By gathering information from each new hire and tracking items such as satisfaction, manager feedback and the effectiveness of orientation processes, HR leaders and managers can maximize and optimize the investment they make in hiring and training new employees.

Best practices for onboarding & new hire surveys

When deploying any type of employee survey, care should be taken to ensure that the resulting data is actionable, that employees feel comfortable giving honest feedback, and that feedback collection is timely and relevant. As you begin deploying onboarding and new hire surveys consider the following:

  • Survey employees at the right time Consider the best time to survey employees— after their first day, their first week, first month, first 3 months, or at all of those points. Regardless of when you send your onboarding survey, waiting too long to send onboarding and new hire survey requests means losing out on valuable insights. It may be helpful to automate or schedule feedback requests so you can collect information from new hires immediately after they pass a particular orientation milestone. This will help employees recall and report on their experience in a richer and more accurate way.
  • Keep it short and to the point Completing these surveys shouldn't feel like a chore. Limit new hire or onboarding surveys to 10 questions or less, and avoid asking more than 3 open-ended questions to reduce the burden on employees. That way, you'll maximize your responses and make sure you get feedback from people with a wide range of views.
  • Measure onboarding effectiveness Don't lose sight of the real reason you're asking these onboarding survey questions. You need to ensure that new hires are ramping up as quickly as possible and begin harnessing new hires' high levels of engagement. Ultimately, your survey questions should be written to accomplish these goals.
  • Directly ask employees to identify changes they'd like to see in the onboarding and new hire process Give employees the ability to not only rate their experience, but to shape future processes. By asking and acting on feedback, you not only build a better experience for future employees, you also engage and empower current employees.
  • Make sure questions are relevant to your organization's onboarding process Tailoring your questions to mirror your organization's unique onboarding and new hire processes will result in more actionable data. While a generic question set can give you a great starting point, it is important to ensure that the themes and question wording are connected to the actual onboarding process that the survey takers have gone through.

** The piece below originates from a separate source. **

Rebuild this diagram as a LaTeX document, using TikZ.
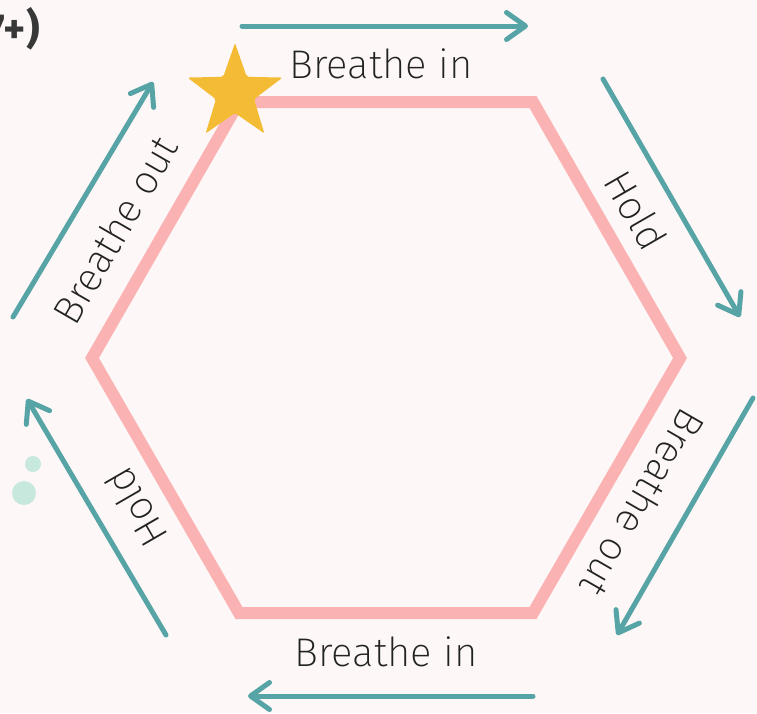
\documentclass[tikz,border=0pt]{standalone}
\usepackage{fontspec}
\setmainfont{Fira Sans ExtraLight}
\newfontfamily\headfont{Fira Sans}
\usepackage{tikz}
\usetikzlibrary{arrows.meta,shapes.geometric}
\definecolor{bgblush}{RGB}{253,247,247}
\definecolor{hexpink}{RGB}{250,178,178}
\definecolor{flowteal}{RGB}{86,164,166}
\definecolor{stargold}{RGB}{244,188,53}
\definecolor{dotmint}{RGB}{198,232,221}
\definecolor{inkgrey}{RGB}{34,34,34}
\tikzset{
  hexline/.style={draw=hexpink, line width=12pt, line join=miter},
  flow/.style={draw=flowteal, line width=5pt, line cap=round,
    -{Straight Barb[length=19pt,width=27pt,round]}},
  lbl/.style={font=\fontsize{40}{48}\selectfont, text=inkgrey, inner sep=0pt},
  starmark/.style={star, star points=5, star point ratio=2.5, fill=stargold,
    minimum size=100pt, inner sep=0pt, rounded corners=2pt},
  dot/.style={circle, fill=dotmint, inner sep=0pt, minimum size=#1},
}
\begin{document}
\begin{tikzpicture}[x=1pt,y=-1pt]
  \useasboundingbox (0,0) rectangle (757,713);
  \fill[bgblush] (0,0) rectangle (757,713);
  % cut-off heading
  \node[font=\headfont\bfseries\fontsize{42}{48}\selectfont, text=inkgrey!90, anchor=east, inner sep=0pt] (head) at (40,29) {7+)};
  % hexagon corners
  \coordinate (h1) at (239,102);
  \coordinate (h2) at (533,102);
  \coordinate (h3) at (680,358);
  \coordinate (h4) at (533,613);
  \coordinate (h5) at (239,613);
  \coordinate (h6) at (92,358);
  \draw[hexline] (h1) -- (h2) -- (h3) -- (h4) -- (h5) -- (h6) -- cycle;
  \node[starmark] (start) at (235,93) {};
  % arrows round the hexagon
  \foreach \n/\s/\e in {top/{242,26}/{528,26},tr/{603,79}/{740,317},br/{753,398}/{617,635},
                        bot/{533,696}/{248,696},bl/{166,635}/{27,399},tl/{13,317}/{153,82}}{
    \coordinate (\n s) at (\s);
    \coordinate (\n e) at (\e);
    \draw[flow] (\n s) -- (\n e);
  }
  % labels
  \node[lbl] (inTop) at (381,64) {Breathe in};
  \node[lbl,rotate=-60] (holdTop) at (636,210) {Hold};
  \node[lbl,rotate=-120] (outBot) at (643,503) {Breathe out};
  \node[lbl] (inBot) at (386,652) {Breathe in};
  \node[lbl,rotate=120] (holdBot) at (136,508) {Hold};
  \node[lbl,rotate=60] (outTop) at (115,230) {Breathe out};
  % dots
  \node[dot=16pt] (dotA) at (33,464) {};
  \node[dot=24pt] (dotB) at (24,493) {};
\end{tikzpicture}
\end{document}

Tying onboarding & new hire data with employee engagement data

Employee engagement is a proven driver of employee productivity, attrition, revenue, and customer experience—and employee engagement starts the minute a new hire starts working at your organization. Employees are generally highly engaged in their first days with an organization so capturing employee feedback at the new hire stage of the employee lifecycle allows you to set an anchor for early tenure engagement so you can better track how engagement fluctuates over time. Understanding when and how engagement dips or changes can provide very actionable data that an organization can use to target intervention.